• **YOUR OBJECTIVE**: Present the data once more in exactly its original form.

• **DATA SHOWN**:
**********
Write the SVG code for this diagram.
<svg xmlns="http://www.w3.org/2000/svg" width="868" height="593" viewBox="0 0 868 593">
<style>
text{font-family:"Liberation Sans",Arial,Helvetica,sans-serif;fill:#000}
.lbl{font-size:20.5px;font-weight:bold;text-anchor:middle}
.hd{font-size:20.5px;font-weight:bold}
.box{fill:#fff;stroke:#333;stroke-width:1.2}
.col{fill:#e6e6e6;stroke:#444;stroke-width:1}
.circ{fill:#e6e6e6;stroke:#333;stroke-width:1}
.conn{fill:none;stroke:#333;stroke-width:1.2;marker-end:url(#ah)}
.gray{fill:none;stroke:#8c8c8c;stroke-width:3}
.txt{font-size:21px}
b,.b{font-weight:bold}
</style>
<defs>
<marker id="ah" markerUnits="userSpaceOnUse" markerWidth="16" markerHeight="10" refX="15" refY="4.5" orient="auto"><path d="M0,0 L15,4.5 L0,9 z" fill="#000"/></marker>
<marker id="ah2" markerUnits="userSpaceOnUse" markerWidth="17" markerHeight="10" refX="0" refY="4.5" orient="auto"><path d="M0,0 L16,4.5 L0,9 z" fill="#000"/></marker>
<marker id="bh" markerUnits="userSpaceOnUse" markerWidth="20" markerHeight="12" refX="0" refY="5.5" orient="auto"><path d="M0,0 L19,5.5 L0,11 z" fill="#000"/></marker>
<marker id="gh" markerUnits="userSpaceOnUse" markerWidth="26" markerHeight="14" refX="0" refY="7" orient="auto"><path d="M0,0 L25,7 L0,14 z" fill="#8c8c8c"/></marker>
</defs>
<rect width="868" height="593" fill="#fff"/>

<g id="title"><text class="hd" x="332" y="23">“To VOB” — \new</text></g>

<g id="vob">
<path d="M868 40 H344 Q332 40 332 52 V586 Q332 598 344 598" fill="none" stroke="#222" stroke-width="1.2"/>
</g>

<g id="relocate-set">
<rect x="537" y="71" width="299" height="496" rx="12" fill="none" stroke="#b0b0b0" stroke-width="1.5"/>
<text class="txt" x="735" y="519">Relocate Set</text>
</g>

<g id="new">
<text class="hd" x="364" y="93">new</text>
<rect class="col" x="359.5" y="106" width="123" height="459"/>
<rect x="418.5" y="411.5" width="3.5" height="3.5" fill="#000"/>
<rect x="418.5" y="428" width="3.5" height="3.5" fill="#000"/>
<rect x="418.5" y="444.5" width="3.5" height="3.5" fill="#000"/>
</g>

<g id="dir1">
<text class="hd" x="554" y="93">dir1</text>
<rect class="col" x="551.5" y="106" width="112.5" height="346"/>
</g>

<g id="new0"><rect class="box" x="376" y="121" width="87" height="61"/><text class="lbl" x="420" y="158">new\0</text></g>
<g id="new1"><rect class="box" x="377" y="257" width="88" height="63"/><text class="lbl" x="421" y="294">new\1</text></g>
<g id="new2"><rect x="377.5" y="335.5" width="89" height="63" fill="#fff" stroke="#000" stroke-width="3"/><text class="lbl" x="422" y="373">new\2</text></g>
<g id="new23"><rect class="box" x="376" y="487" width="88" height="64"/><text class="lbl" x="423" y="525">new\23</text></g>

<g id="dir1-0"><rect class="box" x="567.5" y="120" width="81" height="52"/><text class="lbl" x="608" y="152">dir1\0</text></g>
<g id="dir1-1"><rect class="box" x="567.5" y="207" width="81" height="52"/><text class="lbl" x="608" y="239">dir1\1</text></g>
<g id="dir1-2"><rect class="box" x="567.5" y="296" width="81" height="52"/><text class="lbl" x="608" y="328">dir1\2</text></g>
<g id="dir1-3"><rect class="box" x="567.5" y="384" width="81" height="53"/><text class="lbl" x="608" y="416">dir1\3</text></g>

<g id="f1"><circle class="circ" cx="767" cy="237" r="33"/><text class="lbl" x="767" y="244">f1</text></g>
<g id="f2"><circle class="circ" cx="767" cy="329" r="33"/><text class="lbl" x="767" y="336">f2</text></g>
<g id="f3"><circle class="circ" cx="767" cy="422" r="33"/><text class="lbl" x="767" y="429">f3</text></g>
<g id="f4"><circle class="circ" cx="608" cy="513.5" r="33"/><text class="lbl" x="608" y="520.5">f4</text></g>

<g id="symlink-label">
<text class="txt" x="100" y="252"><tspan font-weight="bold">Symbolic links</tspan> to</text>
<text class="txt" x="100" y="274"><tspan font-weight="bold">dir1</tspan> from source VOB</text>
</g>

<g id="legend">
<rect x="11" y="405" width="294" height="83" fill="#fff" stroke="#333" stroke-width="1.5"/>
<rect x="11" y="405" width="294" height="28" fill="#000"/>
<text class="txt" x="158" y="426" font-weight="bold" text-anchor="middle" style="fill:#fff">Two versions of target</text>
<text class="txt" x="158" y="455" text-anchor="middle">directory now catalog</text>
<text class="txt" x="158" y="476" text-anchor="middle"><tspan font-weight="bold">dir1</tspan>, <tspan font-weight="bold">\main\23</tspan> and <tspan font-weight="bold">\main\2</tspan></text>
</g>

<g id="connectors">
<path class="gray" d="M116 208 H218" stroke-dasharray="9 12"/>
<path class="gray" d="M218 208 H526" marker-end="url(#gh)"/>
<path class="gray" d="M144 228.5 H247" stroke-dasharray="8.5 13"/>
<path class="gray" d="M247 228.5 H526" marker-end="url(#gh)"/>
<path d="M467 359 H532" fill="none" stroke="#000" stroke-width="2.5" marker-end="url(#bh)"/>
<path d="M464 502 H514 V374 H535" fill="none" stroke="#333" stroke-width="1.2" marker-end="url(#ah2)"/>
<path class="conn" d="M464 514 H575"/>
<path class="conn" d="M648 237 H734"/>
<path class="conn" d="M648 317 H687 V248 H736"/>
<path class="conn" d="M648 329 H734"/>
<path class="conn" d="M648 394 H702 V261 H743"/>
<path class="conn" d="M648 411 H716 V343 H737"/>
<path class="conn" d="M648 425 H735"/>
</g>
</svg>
**********
• **EXPECTED ANSWER**:
Write the SVG code for this diagram.
<svg xmlns="http://www.w3.org/2000/svg" width="868" height="593" viewBox="0 0 868 593">
<style>
text{font-family:"Liberation Sans",Arial,Helvetica,sans-serif;fill:#000}
.lbl{font-size:20.5px;font-weight:bold;text-anchor:middle}
.hd{font-size:20.5px;font-weight:bold}
.box{fill:#fff;stroke:#333;stroke-width:1.2}
.col{fill:#e6e6e6;stroke:#444;stroke-width:1}
.circ{fill:#e6e6e6;stroke:#333;stroke-width:1}
.conn{fill:none;stroke:#333;stroke-width:1.2;marker-end:url(#ah)}
.gray{fill:none;stroke:#8c8c8c;stroke-width:3}
.txt{font-size:21px}
b,.b{font-weight:bold}
</style>
<defs>
<marker id="ah" markerUnits="userSpaceOnUse" markerWidth="16" markerHeight="10" refX="15" refY="4.5" orient="auto"><path d="M0,0 L15,4.5 L0,9 z" fill="#000"/></marker>
<marker id="ah2" markerUnits="userSpaceOnUse" markerWidth="17" markerHeight="10" refX="0" refY="4.5" orient="auto"><path d="M0,0 L16,4.5 L0,9 z" fill="#000"/></marker>
<marker id="bh" markerUnits="userSpaceOnUse" markerWidth="20" markerHeight="12" refX="0" refY="5.5" orient="auto"><path d="M0,0 L19,5.5 L0,11 z" fill="#000"/></marker>
<marker id="gh" markerUnits="userSpaceOnUse" markerWidth="26" markerHeight="14" refX="0" refY="7" orient="auto"><path d="M0,0 L25,7 L0,14 z" fill="#8c8c8c"/></marker>
</defs>
<rect width="868" height="593" fill="#fff"/>

<g id="title"><text class="hd" x="332" y="23">“To VOB” — \new</text></g>

<g id="vob">
<path d="M868 40 H344 Q332 40 332 52 V586 Q332 598 344 598" fill="none" stroke="#222" stroke-width="1.2"/>
</g>

<g id="relocate-set">
<rect x="537" y="71" width="299" height="496" rx="12" fill="none" stroke="#b0b0b0" stroke-width="1.5"/>
<text class="txt" x="735" y="519">Relocate Set</text>
</g>

<g id="new">
<text class="hd" x="364" y="93">new</text>
<rect class="col" x="359.5" y="106" width="123" height="459"/>
<rect x="418.5" y="411.5" width="3.5" height="3.5" fill="#000"/>
<rect x="418.5" y="428" width="3.5" height="3.5" fill="#000"/>
<rect x="418.5" y="444.5" width="3.5" height="3.5" fill="#000"/>
</g>

<g id="dir1">
<text class="hd" x="554" y="93">dir1</text>
<rect class="col" x="551.5" y="106" width="112.5" height="346"/>
</g>

<g id="new0"><rect class="box" x="376" y="121" width="87" height="61"/><text class="lbl" x="420" y="158">new\0</text></g>
<g id="new1"><rect class="box" x="377" y="257" width="88" height="63"/><text class="lbl" x="421" y="294">new\1</text></g>
<g id="new2"><rect x="377.5" y="335.5" width="89" height="63" fill="#fff" stroke="#000" stroke-width="3"/><text class="lbl" x="422" y="373">new\2</text></g>
<g id="new23"><rect class="box" x="376" y="487" width="88" height="64"/><text class="lbl" x="423" y="525">new\23</text></g>

<g id="dir1-0"><rect class="box" x="567.5" y="120" width="81" height="52"/><text class="lbl" x="608" y="152">dir1\0</text></g>
<g id="dir1-1"><rect class="box" x="567.5" y="207" width="81" height="52"/><text class="lbl" x="608" y="239">dir1\1</text></g>
<g id="dir1-2"><rect class="box" x="567.5" y="296" width="81" height="52"/><text class="lbl" x="608" y="328">dir1\2</text></g>
<g id="dir1-3"><rect class="box" x="567.5" y="384" width="81" height="53"/><text class="lbl" x="608" y="416">dir1\3</text></g>

<g id="f1"><circle class="circ" cx="767" cy="237" r="33"/><text class="lbl" x="767" y="244">f1</text></g>
<g id="f2"><circle class="circ" cx="767" cy="329" r="33"/><text class="lbl" x="767" y="336">f2</text></g>
<g id="f3"><circle class="circ" cx="767" cy="422" r="33"/><text class="lbl" x="767" y="429">f3</text></g>
<g id="f4"><circle class="circ" cx="608" cy="513.5" r="33"/><text class="lbl" x="608" y="520.5">f4</text></g>

<g id="symlink-label">
<text class="txt" x="100" y="252"><tspan font-weight="bold">Symbolic links</tspan> to</text>
<text class="txt" x="100" y="274"><tspan font-weight="bold">dir1</tspan> from source VOB</text>
</g>

<g id="legend">
<rect x="11" y="405" width="294" height="83" fill="#fff" stroke="#333" stroke-width="1.5"/>
<rect x="11" y="405" width="294" height="28" fill="#000"/>
<text class="txt" x="158" y="426" font-weight="bold" text-anchor="middle" style="fill:#fff">Two versions of target</text>
<text class="txt" x="158" y="455" text-anchor="middle">directory now catalog</text>
<text class="txt" x="158" y="476" text-anchor="middle"><tspan font-weight="bold">dir1</tspan>, <tspan font-weight="bold">\main\23</tspan> and <tspan font-weight="bold">\main\2</tspan></text>
</g>

<g id="connectors">
<path class="gray" d="M116 208 H218" stroke-dasharray="9 12"/>
<path class="gray" d="M218 208 H526" marker-end="url(#gh)"/>
<path class="gray" d="M144 228.5 H247" stroke-dasharray="8.5 13"/>
<path class="gray" d="M247 228.5 H526" marker-end="url(#gh)"/>
<path d="M467 359 H532" fill="none" stroke="#000" stroke-width="2.5" marker-end="url(#bh)"/>
<path d="M464 502 H514 V374 H535" fill="none" stroke="#333" stroke-width="1.2" marker-end="url(#ah2)"/>
<path class="conn" d="M464 514 H575"/>
<path class="conn" d="M648 237 H734"/>
<path class="conn" d="M648 317 H687 V248 H736"/>
<path class="conn" d="M648 329 H734"/>
<path class="conn" d="M648 394 H702 V261 H743"/>
<path class="conn" d="M648 411 H716 V343 H737"/>
<path class="conn" d="M648 425 H735"/>
</g>
</svg>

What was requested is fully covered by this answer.